Boeing 787 2011
Boeing 787 Dreamliner. Reuters

Yesterday marked the end to the economic war between states fighting over the lucrative The Boeing Company (NYSE:BA) 777X manufacturing contract. Executives from the company will sit down over the next month and decide which state offers the best deal for Boeing. The winning team will be praised and celebrated for bringing much needed jobs into the state, but at what cost will those jobs be gained and will everyone in the winning state gain?

Essentially, Boeing has put those available 777X jobs up for auction in exchange for major tax breaks, economic land subsidies and cheap labor. Washington State, for example, offered a package amounting to $8.9 billion to keep the 777X production in state, which turned out to the largest state tax subsidy in U.S. history, eclipsing New York’s deal with Alcoa that cost $5.6 billion and the last Washington-Boeing deal that was signed in 2003 for $3.2 billion.

The competition for the Boeing contract began when Boeing employees in Washington State rejected a pay deal that would have restructured new employee’s pay scales and pensions, but on the other hand, would have guaranteed that the manufacturing of the new Boeing aircraft would stay in Washington State and keep valuable jobs until 2025. The deal was rejected and so began the scramble among state governors to entice Boeing out of Seattle.

But what happens when states forego tax dollars in exchange for jobs?

Greg Le Roy, author of ‘The Great American Jobs Scam: Corporate Tax Dodging and the Myth of Job Creation’ believes that when states offer large tax incentives, people in the state will suffer.

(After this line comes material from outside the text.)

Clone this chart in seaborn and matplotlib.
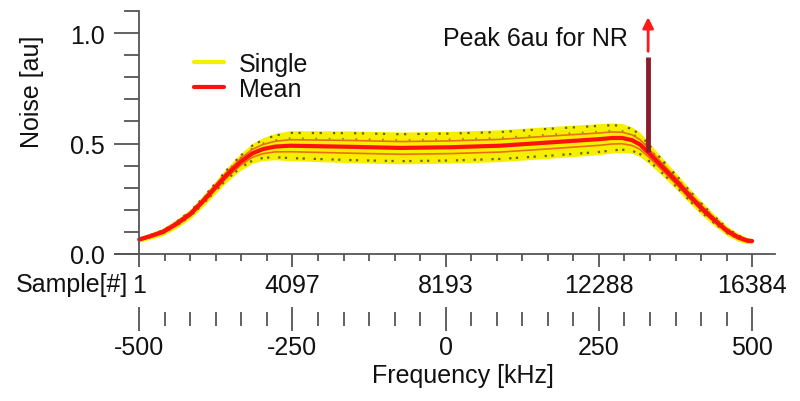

“There is absolutely a burden shift going on here,” said Le Roy. “Whoever wins the Boeing deal, including Washington State, only two things can happen to the people in that state: either they have to pay higher taxes to cover the revenue that Boeing won’t be paying, if they want to maintain the same quality of public services, or they have to suffer lousier public services or some mix of the two.”

The evidence has is already being seen just one day after applications for the deal were due. The Missouri Legislative Black Caucus wrote to state governor Jeremiah Nixon and asked,“what about people who won't benefit from those jobs?” The letter goes on to express the group’s “anger and disappointment” after the MLBC claimed the state government struck a deal to divert low income housing tax credits to help fund the Boeing deal after it initially appeared that Republican senators would stop it from happening.

“We can assure you that all of us, and many other Missourians, will strongly oppose any effort to use the Boeing deal as an excuse to deprive needy senior citizens and low income Missourians of decent housing,” stated the letter.

However, as Le Roy says, these tax incentives only make up a small percentage of the corporation’s income, but affect the average person in-state a lot more because public services are diminished, and when it’s all said and done, each job created, according to a report by Good Jobs First from June 2013, as described by a study of 240 state-business deals, costs around $456,000 to the state.

Illinois, for example, is considering raising corporate taxes to recoup lost income after allowing dozens of tax incentive deals since 1985.

“There’s no such thing as free growth because if the jobs do arrive in, say, St. Louis and induce growth there,” says Le Roy. “You’re going to have to educate more kids, hire more teachers, widen more lanes, pick up more trash, none of those things are free and if Boeing is not paying its fair share in the cost of that induced growth – you will end up with either higher taxes or lousier public services.”

Tax incentives to bring companies into state are nothing new. In 1976 Pennsylvania gave Volkswagen a $40 million low-interest loan and offered millions more in property tax deals worth more than $100 million, only for the plant to shut 12 years later. Mississippi was the first state to offer incentives in the billions when it brought Nissan into Madison County in exchange for a 20 year tax break worth $1.25 billion.

And if the deal does eventually end up in Washington State, where many think it will go, the $8.9 billion incentive will have a double blow to low-income people in the state. The tax breaks, as well as being diverted from valuable public services, are initially raised from a very imbalanced tax system.

According to the institute on taxation and economic policy, Washington State’s taxes average about 9.7 percent of income, but it affects the poorest 20 percent, who have to pay around 16.9 percent of their taxable income, whereas the richest 1 percent pay around 2.8 percent of their income. According to the study, this is the highest tax for the poorest 20 percent of tax payers in America. And the next poorest 20 percent in Washington pay the second highest in the country, according to 2013 figures.

All in all, the deal looks bad for residents in Washington State because not only are the poorest paying a huge amount of their income to pave the way for the megadeal, they will also benefit less from it as the money only goes to providing about 9,000 jobs, rather than maintaining or improving public services for all.

Boeing say that the incentives mean they can offer aircraft at a lower cost price to customers, predominantly foreign based, state-owned carriers. However, should that cost reduction be coming at the expense of, say, the low-income inhabitants in Missouri or the low earners in Washington State?